Eine Wahlschlappe, wenn nicht sogar die Vernichtung steht den beiden Parteien bevor, die die DDR-Politik seit dem Abgang von Erich Honecker dominiert haben: der Partei der gesäuberten und umbenannten Kommunisten oder Partei des Demokratischen Sozialismus und dem Neuen Forum. Beide haben keinen mächtigen Paten in Bonn. (...)
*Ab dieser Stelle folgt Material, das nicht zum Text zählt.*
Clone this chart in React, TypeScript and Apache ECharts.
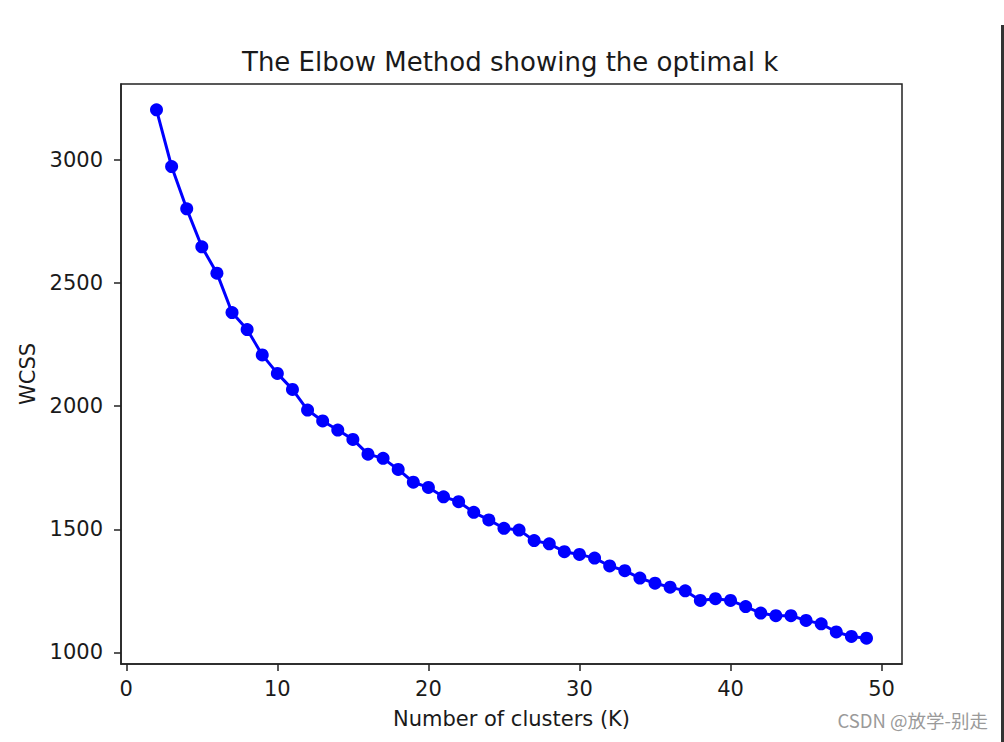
import React, { useEffect, useRef } from "react";
import * as echarts from "echarts";

const clusters: number[] = [2, 3, 4, 5, 6, 7, 8, 9, 10, 11, 12, 13, 14, 15, 16, 17, 18, 19, 20, 21, 22, 23, 24, 25, 26, 27, 28, 29, 30, 31, 32, 33, 34, 35, 36, 37, 38, 39, 40, 41, 42, 43, 44, 45, 46, 47, 48, 49];
const wcss: number[] = [3203, 2973, 2801, 2647, 2540, 2380, 2311, 2208, 2133, 2068, 1984, 1940, 1903, 1865, 1805, 1788, 1743, 1691, 1670, 1632, 1612, 1569, 1538, 1504, 1497, 1454, 1441, 1409, 1398, 1383, 1351, 1332, 1302, 1281, 1265, 1250, 1211, 1218, 1211, 1186, 1160, 1149, 1149, 1130, 1116, 1083, 1065, 1058];
const xTicks: number[] = [0, 10, 20, 30, 40, 50];
const yTicks: number[] = [1000, 1500, 2000, 2500, 3000];

const TITLE = "The Elbow Method showing the optimal k";
const X_NAME = "Number of clusters (K)";
const Y_NAME = "WCSS";
const WATERMARK = "CSDN @放学-别走";

const FONT = "DejaVu Sans";
const TEXT_COLOR = "#1a1a1a";

export default function App() {
  const ref = useRef<HTMLDivElement>(null);

  useEffect(() => {
    if (!ref.current) return;
    const chart = echarts.init(ref.current, undefined, { renderer: "svg" });
    const points = clusters.map((k, i) => [k, wcss[i]]);
    chart.setOption({
      animation: false,
      backgroundColor: "#ffffff",
      title: {
        text: TITLE,
        left: 237,
        top: 44,
        textStyle: {
          fontFamily: FONT,
          fontSize: 26,
          fontWeight: "normal",
          color: TEXT_COLOR,
          lineHeight: 26,
        },
      },
      grid: {
        left: 121,
        right: 102,
        top: 84,
        bottom: 78,
        show: true,
        borderColor: "#222",
        borderWidth: 1.5,
        backgroundColor: "transparent",
      },
      xAxis: {
        type: "value",
        min: -0.35,
        max: 51.35,
        name: X_NAME,
        nameLocation: "middle",
        nameGap: 44,
        nameTextStyle: { fontFamily: FONT, fontSize: 21, color: TEXT_COLOR },
        axisLine: { show: true, onZero: false, lineStyle: { color: "#222", width: 1.5 } },
        axisTick: { show: true, inside: false, length: 7, customValues: xTicks, lineStyle: { color: "#222", width: 1.5 } },
        axisLabel: { customValues: xTicks, margin: 14, fontFamily: FONT, fontSize: 21, color: TEXT_COLOR, formatter: (v: number) => String(v) },
        splitLine: { show: false },
      },
      yAxis: {
        type: "value",
        min: 953,
        max: 3308,
        name: Y_NAME,
        nameLocation: "middle",
        nameGap: 67,
        nameTextStyle: { fontFamily: FONT, fontSize: 21, color: TEXT_COLOR },
        axisLine: { show: true, onZero: false, lineStyle: { color: "#222", width: 1.5 } },
        axisTick: { show: true, inside: false, length: 7, customValues: yTicks, lineStyle: { color: "#222", width: 1.5 } },
        axisLabel: { customValues: yTicks, margin: 18, fontFamily: FONT, fontSize: 21, color: TEXT_COLOR, formatter: (v: number) => String(v) },
        splitLine: { show: false },
      },
      series: [
        {
          type: "line",
          data: points,
          symbol: "circle",
          symbolSize: 13,
          showSymbol: true,
          itemStyle: { color: "#0000ff" },
          lineStyle: { color: "#0000ff", width: 3 },
          clip: false,
        },
      ],
      graphic: [
        {
          type: "text",
          right: 16,
          top: 711,
          style: {
            text: WATERMARK,
            fontFamily: "Noto Sans CJK SC",
            fontSize: 18.5,
            fill: "#9a9a9a",
          },
        },
        {
          type: "rect",
          shape: { x: 1001, y: 25, width: 3, height: 717 },
          style: { fill: "#333" },
        },
      ],
    });
    return () => chart.dispose();
  }, []);

  return (
    <div
      ref={ref}
      style={{ position: "absolute", left: 0, top: 0, width: 1004, height: 742 }}
    />
  );
}
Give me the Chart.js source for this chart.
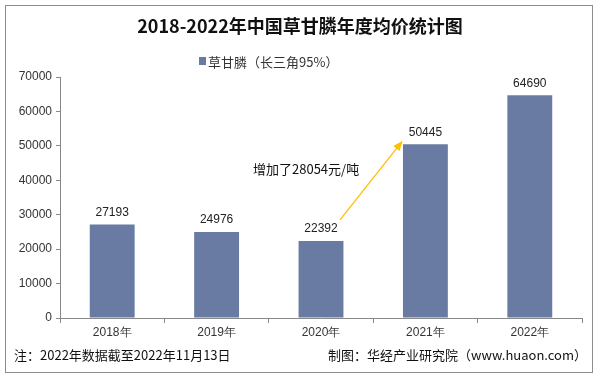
<!DOCTYPE html>
<html><head><meta charset="utf-8">
<script src="https://cdn.jsdelivr.net/npm/chart.js@4/dist/chart.umd.min.js"></script>
<style>html,body{margin:0;padding:0;background:#fff}#wrap{width:598px;height:378px}</style>
</head><body><div id="wrap"><canvas id="c" width="598" height="378"></canvas></div>
<script>
const categories = ["2018年","2019年","2020年","2021年","2022年"];
const prices = [27193, 24976, 22392, 50445, 64690];
const yTicks = [0,10000,20000,30000,40000,50000,60000,70000];
const seriesName = "草甘膦（长三角95%）";
const titleText = "2018-2022年中国草甘膦年度均价统计图";
const noteText = "注：2022年数据截至2022年11月13日";
const sourceText = "制图：华经产业研究院（www.huaon.com）";
const arrowText = "增加了28054元/吨";

const FONT = "'Noto Sans CJK SC','Liberation Sans',sans-serif";
const barColor = "#6A7BA3";

const deco = {
  id: 'deco',
  afterDraw(chart) {
    const ctx = chart.ctx, xs = chart.scales.x, ys = chart.scales.y;
    ctx.save();
    ctx.strokeStyle = "#8c8c8c"; ctx.lineWidth = 1;
    ctx.strokeRect(5.5, 5.5, 587, 367);
    ctx.fillStyle = "#111"; ctx.textAlign = "center"; ctx.textBaseline = "middle";
    ctx.font = "bold 18px " + FONT;
    ctx.fillText(titleText, 300, 26);
    ctx.font = "13px " + FONT; ctx.textAlign = "left";
    ctx.fillStyle = barColor; ctx.fillRect(199, 57, 7, 8);
    ctx.fillStyle = "#333"; ctx.fillText(seriesName, 208, 62);
    ctx.font = "12px 'Liberation Sans',Arial,sans-serif"; ctx.textAlign = "center"; ctx.fillStyle = "#222";
    const meta = chart.getDatasetMeta(0);
    meta.data.forEach((b, i) => { ctx.fillText(String(prices[i]), b.x, b.y - 12); });
    const x0 = xs.getPixelForValue(2) + 19, y0 = ys.getPixelForValue(prices[2]) - 21;
    const x1 = xs.getPixelForValue(3) - 24, y1 = ys.getPixelForValue(prices[3]) - 2;
    ctx.strokeStyle = "#FFC000"; ctx.fillStyle = "#FFC000"; ctx.lineWidth = 1.3;
    ctx.beginPath(); ctx.moveTo(x0, y0); ctx.lineTo(x1, y1); ctx.stroke();
    const ang = Math.atan2(y1 - y0, x1 - x0), L = 8, W = 4;
    ctx.beginPath(); ctx.moveTo(x1 + 2*Math.cos(ang), y1 + 2*Math.sin(ang));
    ctx.lineTo(x1 - L*Math.cos(ang) + W*Math.sin(ang), y1 - L*Math.sin(ang) - W*Math.cos(ang));
    ctx.lineTo(x1 - L*Math.cos(ang) - W*Math.sin(ang), y1 - L*Math.sin(ang) + W*Math.cos(ang));
    ctx.closePath(); ctx.fill();
    ctx.font = "13px " + FONT; ctx.fillStyle = "#111"; ctx.textAlign = "left";
    ctx.fillText(arrowText, 253, 169);
    ctx.font = "13px " + FONT; ctx.fillStyle = "#111";
    ctx.fillText(noteText, 14, 355);
    ctx.textAlign = "right"; ctx.fillText(sourceText, 587, 355);
    ctx.restore();
  }
};

new Chart(document.getElementById('c'), {
  type: 'bar',
  data: { labels: categories, datasets: [{ label: seriesName, data: prices, backgroundColor: barColor, categoryPercentage: 1, barPercentage: 0.43 }] },
  options: {
    responsive: false, animation: false, devicePixelRatio: 1,
    layout: { padding: { left: 0, right: 16, top: 77, bottom: 0 } },
    plugins: { legend: { display: false }, tooltip: { enabled: false }, title: { display: false } },
    scales: {
      x: {
        grid: { display: true, drawOnChartArea: false, color: "#888", tickLength: 5, offset: true },
        border: { color: "#888" },
        ticks: { color: "#333", font: { size: 12, family: "'Liberation Sans',Arial,sans-serif" }, padding: 2 },
        afterFit(s) { s.height = 60; }
      },
      y: {
        min: 0, max: 70000,
        afterBuildTicks(s) { s.ticks = yTicks.map(v => ({ value: v })); },
        grid: { display: true, drawOnChartArea: false, color: "#888", tickLength: 4 },
        border: { color: "#888" },
        ticks: { color: "#333", font: { size: 12, family: "'Liberation Sans',Arial,sans-serif" }, padding: 4, callback: v => String(v) },
        afterFit(s) { s.width = 60; }
      }
    }
  },
  plugins: [deco]
});
</script></body></html>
Dadurch, daß Modrow den Wahltermin vorverlegt hat, hat er es wahrscheinlicher gemacht, daß die Wähler, in den Feinheiten demokatischer Politik noch nicht geschult, sich in den vertrauten Hafen der Sozialdemokraten führen lassen werden. Als Kohl Modrow in Bonn kürzlich mitteilte, größere Finanzhilfen für die DDR-Wirtschaft müßten bis nach den Wahlen warten, hat er den DDR-Ministerpräsidenten nicht wie ein boshafter Kommentator schrieb - so demütigend behandelt wie Hitler den österreichischen Kanzler Schuschnigg am Vorabend des Anschlusses. Kohl steckt im Wahlkampf und hat keine Verpflichtung, seinen Gegnern gegenüber großzügig zu sein.